Notwithstanding Carroll's mycophilic machinations, the fact that Liberty Caps contain a powerful hallucinogenic alkaloid – psilocybin – was only established in the 1950s (Nichols, 2020). French mycologist Roger Heim sent a 100 g sample of dried Psilocybe mexicana mushrooms for analysis to Albert Hofmann at Sandoz Pharmaceuticals, Switzerland (Hofmann had discovered the effects of lysergic acid diethylamide, or LSD, in 1943). With animal assays unsuccessful, ‘Hofmann ingested 2.4 g of the dried mushrooms to convince himself that the mushrooms were indeed active. Subsequently, whole extracts of the mushrooms were subjected to preparative paper chromatography to separate the various components’ (Nichols, 2020). The paper chromatogram was cut into distinct bands that Hofmann's colleagues voluntarily ingested, leading to the identification of the active component (Hofmann et al, 1958). It was subsequently found that classic psychedelic drugs such as LSD, psilocybin, N, N-dimethyltryptamine and mescaline influence perception and cognition by activating serotonergic 2A receptors (Bălăet, 2022).
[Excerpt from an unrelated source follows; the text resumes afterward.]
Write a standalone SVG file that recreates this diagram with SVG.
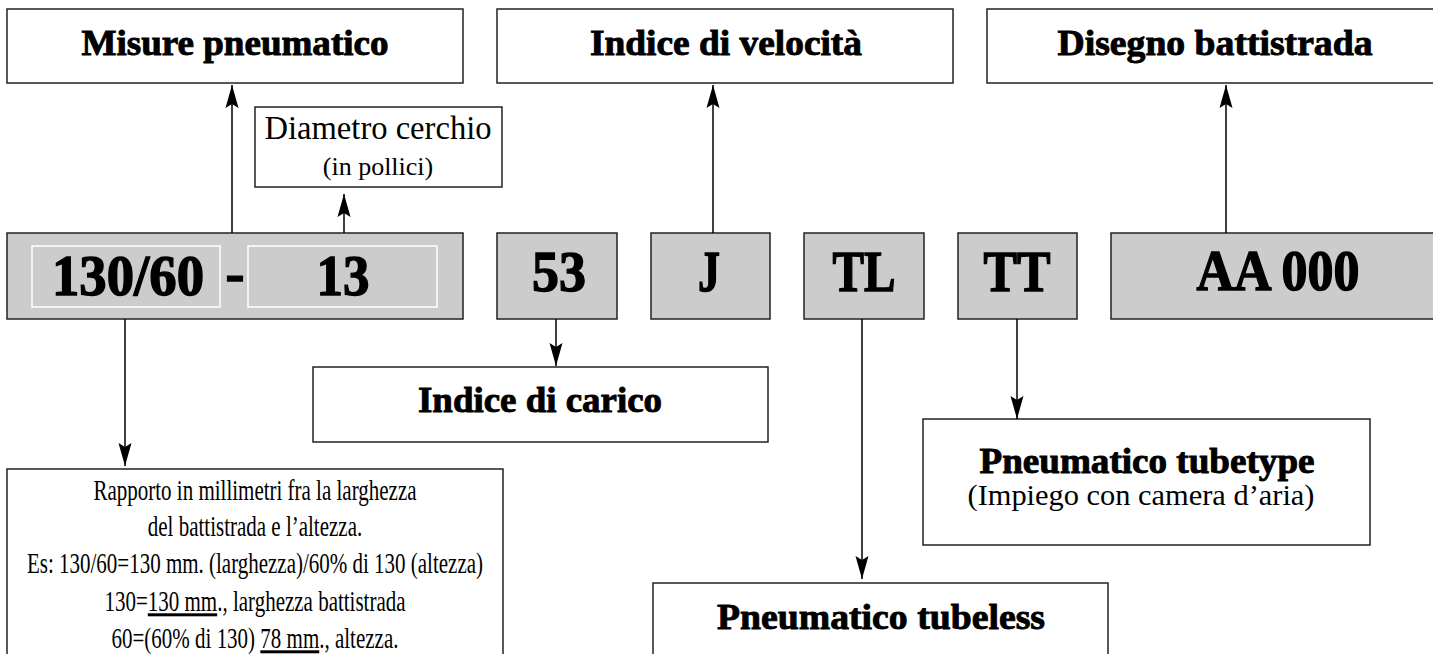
<svg xmlns="http://www.w3.org/2000/svg" width="1433" height="654" viewBox="0 0 1433 654">
<style>
.box{fill:#fff;stroke:#222;stroke-width:1.5}
.gray{fill:#cccccc;stroke:#222;stroke-width:1.5}
.inner{fill:none;stroke:#fff;stroke-width:1.5}
.h{font-family:"Liberation Serif",serif;font-weight:bold;font-size:36px;fill:#000;stroke:#000;stroke-width:0.9;text-anchor:middle}
.code{font-family:"Liberation Serif",serif;font-weight:bold;font-size:57px;fill:#000;stroke:#000;stroke-width:1.4;text-anchor:middle}
.r{font-family:"Liberation Serif",serif;font-size:30px;fill:#000;text-anchor:middle}
.conn{stroke:#000;stroke-width:1.5;fill:none}
.u{text-decoration:underline}
</style>
<defs>
<marker id="arr" viewBox="0 0 23 14" markerWidth="23" markerHeight="14" refX="23" refY="7" orient="auto" markerUnits="userSpaceOnUse">
<path d="M23,7 L0,0.5 L4,7 L0,13.5 Z" fill="#000"/>
</marker>
</defs>

<g id="n-misure"><rect class="box" x="7" y="9" width="456" height="74"/><text class="h" x="235" y="55" textLength="307" lengthAdjust="spacingAndGlyphs">Misure pneumatico</text></g>
<g id="n-velocita"><rect class="box" x="497" y="9" width="456" height="74"/><text class="h" x="726" y="55" textLength="272" lengthAdjust="spacingAndGlyphs">Indice di velocità</text></g>
<g id="n-disegno"><rect class="box" x="987" y="9" width="456" height="74"/><text class="h" x="1215" y="55" textLength="315" lengthAdjust="spacingAndGlyphs">Disegno battistrada</text></g>
<g id="n-diametro"><rect class="box" x="255" y="107" width="247" height="80"/><text class="r" x="378" y="139" style="font-size:33px" textLength="227" lengthAdjust="spacingAndGlyphs">Diametro cerchio</text><text class="r" x="378" y="175" style="font-size:26px">(in pollici)</text></g>

<g id="n-misura"><rect class="gray" x="7" y="233" width="456" height="86"/><rect class="inner" x="32" y="246" width="188" height="61"/><rect class="inner" x="248" y="246" width="189" height="61"/><text class="code" x="128" y="295" textLength="152" lengthAdjust="spacingAndGlyphs">130/60</text><text class="code" x="235" y="292">-</text><text class="code" x="343" y="295" textLength="53" lengthAdjust="spacingAndGlyphs">13</text></g>
<g id="n-53"><rect class="gray" x="497" y="233" width="120" height="86"/><text class="code" x="559" y="291" textLength="54" lengthAdjust="spacingAndGlyphs">53</text></g>
<g id="n-j"><rect class="gray" x="651" y="233" width="119" height="86"/><text class="code" x="709" y="291" textLength="22" lengthAdjust="spacingAndGlyphs">J</text></g>
<g id="n-tl"><rect class="gray" x="804" y="233" width="120" height="86"/><text class="code" x="864" y="291" textLength="63" lengthAdjust="spacingAndGlyphs">TL</text></g>
<g id="n-tt"><rect class="gray" x="958" y="233" width="119" height="86"/><text class="code" x="1017" y="291" textLength="67" lengthAdjust="spacingAndGlyphs">TT</text></g>
<g id="n-aa"><rect class="gray" x="1111" y="233" width="330" height="86"/><text class="code" x="1278" y="290" textLength="163" lengthAdjust="spacingAndGlyphs">AA 000</text></g>

<g id="n-carico"><rect class="box" x="313" y="367" width="455" height="75"/><text class="h" x="540" y="412" textLength="244" lengthAdjust="spacingAndGlyphs">Indice di carico</text></g>
<g id="n-tubetype"><rect class="box" x="923" y="419" width="447" height="126"/><text class="h" x="1147" y="473" textLength="335" lengthAdjust="spacingAndGlyphs">Pneumatico tubetype</text><text class="r" x="1141" y="505" textLength="347" lengthAdjust="spacingAndGlyphs">(Impiego con camera d’aria)</text></g>
<g id="n-tubeless"><rect class="box" x="653" y="583" width="455" height="90"/><text class="h" x="881" y="629" textLength="328" lengthAdjust="spacingAndGlyphs">Pneumatico tubeless</text></g>
<g id="n-rapporto"><rect class="box" x="7" y="469" width="496" height="200"/>
<g transform="translate(255,0) scale(0.7,1)">
<text class="r" x="0" y="500">Rapporto in millimetri fra la larghezza</text>
<text class="r" x="0" y="536">del battistrada e l’altezza.</text>
<text class="r" x="0" y="573">Es: 130/60=130 mm. (larghezza)/60% di 130 (altezza)</text>
<text class="r" x="0" y="611">130=<tspan class="u">130 mm</tspan>., larghezza battistrada</text>
<text class="r" x="0" y="648">60=(60% di 130) <tspan class="u">78 mm</tspan>., altezza.</text>
</g></g>

<g id="connectors" class="conn">
<line x1="232" y1="233" x2="232" y2="85" marker-end="url(#arr)"/>
<line x1="344" y1="233" x2="344" y2="194" marker-end="url(#arr)"/>
<line x1="713" y1="233" x2="713" y2="85" marker-end="url(#arr)"/>
<line x1="1226" y1="233" x2="1226" y2="85" marker-end="url(#arr)"/>
<line x1="125" y1="319" x2="125" y2="466" marker-end="url(#arr)"/>
<line x1="556" y1="319" x2="556" y2="366" marker-end="url(#arr)"/>
<line x1="862" y1="319" x2="862" y2="579" marker-end="url(#arr)"/>
<line x1="1017" y1="319" x2="1017" y2="419" marker-end="url(#arr)"/>
</g>
</svg>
Under the name of Delysid, LSD was marketed for medical use by Sandoz in 1947, and as Snelders and Kaplan (2002) indicate, the 1950s saw the emergence of a laissez faire attitude among Dutch psychiatrists towards research into hallucinogenic drug-related therapy. Some were keen to assert their autonomy, revelling in a climate of virtually free experimentation that pre-dated the constraints imposed by the formalities of informed patient consent and ethical review committees. For example, Snelders and Kaplan (2002) cite Jan Bastiaans, the director of Amsterdam's Psychoanalytic Institute from 1954 to 1963, who administered both LSD and psilocybin to traumatized survivors of German and Japanese concentration camps of the Second World War. Bastiaans, who treated around 300 of these patients, occasionally using Nazi paraphernalia and psychodrama to help them relive their experiences, claimed some measure of success with these methods. However, the increasing use of LSD and magic mushrooms in the counterculture of the 1960s brought such therapy into disrepute.

Psychedelic drugs, however, are making a come-back. For example, de Veen et al (2017) note that psilocybin's chemical structure is like that of serotonin and that dysregulations in the serotonin system are associated with alterations in stress hormones like cortisol. Thus, ‘after psilocybin administration cortisol levels spike and activate the executive control network, with subsequent increased control over emotional processes, and relief of negative thinking and persistent negative emotions’ (de Veen et al, 2017), with alcohol and smoking addiction studies in humans showing promising effects of psilocybin administration on substance use: ‘Importantly, psilocybin has a low risk of toxicity and dependence and can be used safely under controlled clinical conditions’ (de Veen et al, 2017).

As the history of psilocybin implies, medical science does not exist in a vacuum, and is just as vulnerable to political pressures as any other field of endeavour.